Performance date: 01/07/2018

Venue: Bantry Library

Composition Year: 1920

Duration: 00:17:18

Recording Engineer: Tom Norton, RTÉ

Instrumentation: 2vn, va, vc, pf

Instrumentation Category:Duo

Artists: Nurit Stark - [violin]
Cédric Pescia - [piano]

Ernest
Bloch was a Swiss composer, born in Geneva, who spent most of his life in the
USA and, indeed, took out American citizenship. He is perhaps best-known for
his explorations of his Jewish heritage. In his lifetime he was much feted as a
composer, conductor and teacher. The violin was Bloch’s instrument and he
seemed destined to be a professional performer, but was encouraged by his
teacher, Eugène Ysaÿe, to become a composer. His First Violin Sonata was begun
in New York and completed in Cleveland where he had gone to be Director of
their new Institute of Music. He was hugely successful in establishing the
Institute, where he remained for five years.

 

Bloch
described his First Violin Sonata as the
world as it is: the frantic struggle of blind and primordial forces.
His
Second Sonata Poème Mystique, which
this evening’s performers played for us in the 2016 Festival, was the world as it should be: the world of
which we dream; a work full of idealism, faith, fervour, hope.
The First
Sonata was written in the aftermath of World War 1 so no holds are barred in
the first ferocious movement. This opens with extraordinary violence as Bloch
sets out to give us the feeling of the atmosphere
of battle
with a ritualistic motif from the violin accompanied by cross
rhythms in the piano. The second subject is in complete contrast, a dream-like
and romantic idea that meets a brutal closure when trench warfare resumes.

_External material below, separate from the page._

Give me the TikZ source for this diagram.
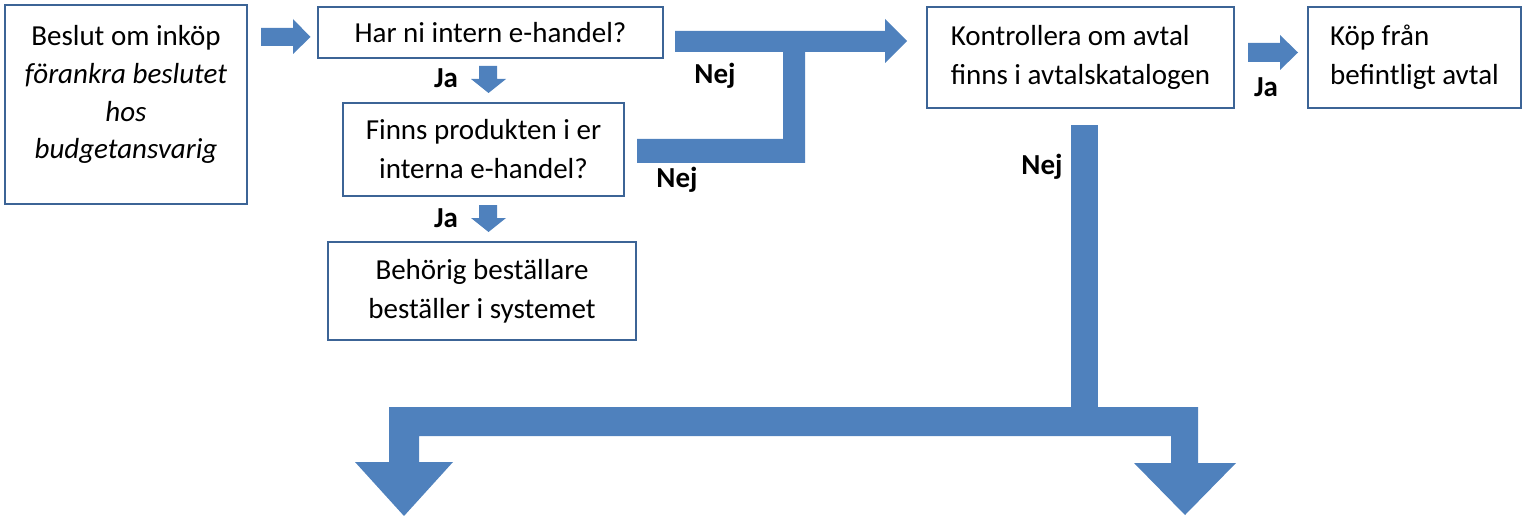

Marrying
two such dramatically opposed ideas makes for powerful contrasts in the
development and recapitulation, quite apart from the huge demands on the
performers’ virtuosity.

 

The
second molto quieto movement was a
response to his readings on Tibetan Buddhism. It begins very gently with muted
violin but gradually builds to a spectacular outburst of emotion. This slowly
abates to a point of stillness followed by the chiming of Tibetan bells
from the piano. A strange passage of tremolo pizzicato leads back into a very
un-Tibetan outpouring of Romantic passion and climactic joy and a long,
delicious fade. Bloch described the final movement as a barbaric march – a vision of an angry, pitiless, primitive
deity.
An early critic reacted as follows:

 

The violence and automatism of the first movement,
coupled with the eastern motive of renunciation and expiation in the second,
seem to have unconsciously led Bloch’s mind, in the Finale, to a realistic and
merciless yet symbolic illustration of this insensate doom of man. Here it is
decreed by ancient conquerors and priests in a scene of dark savagery and
sacrifice in some heartless rite of the childhood of the world.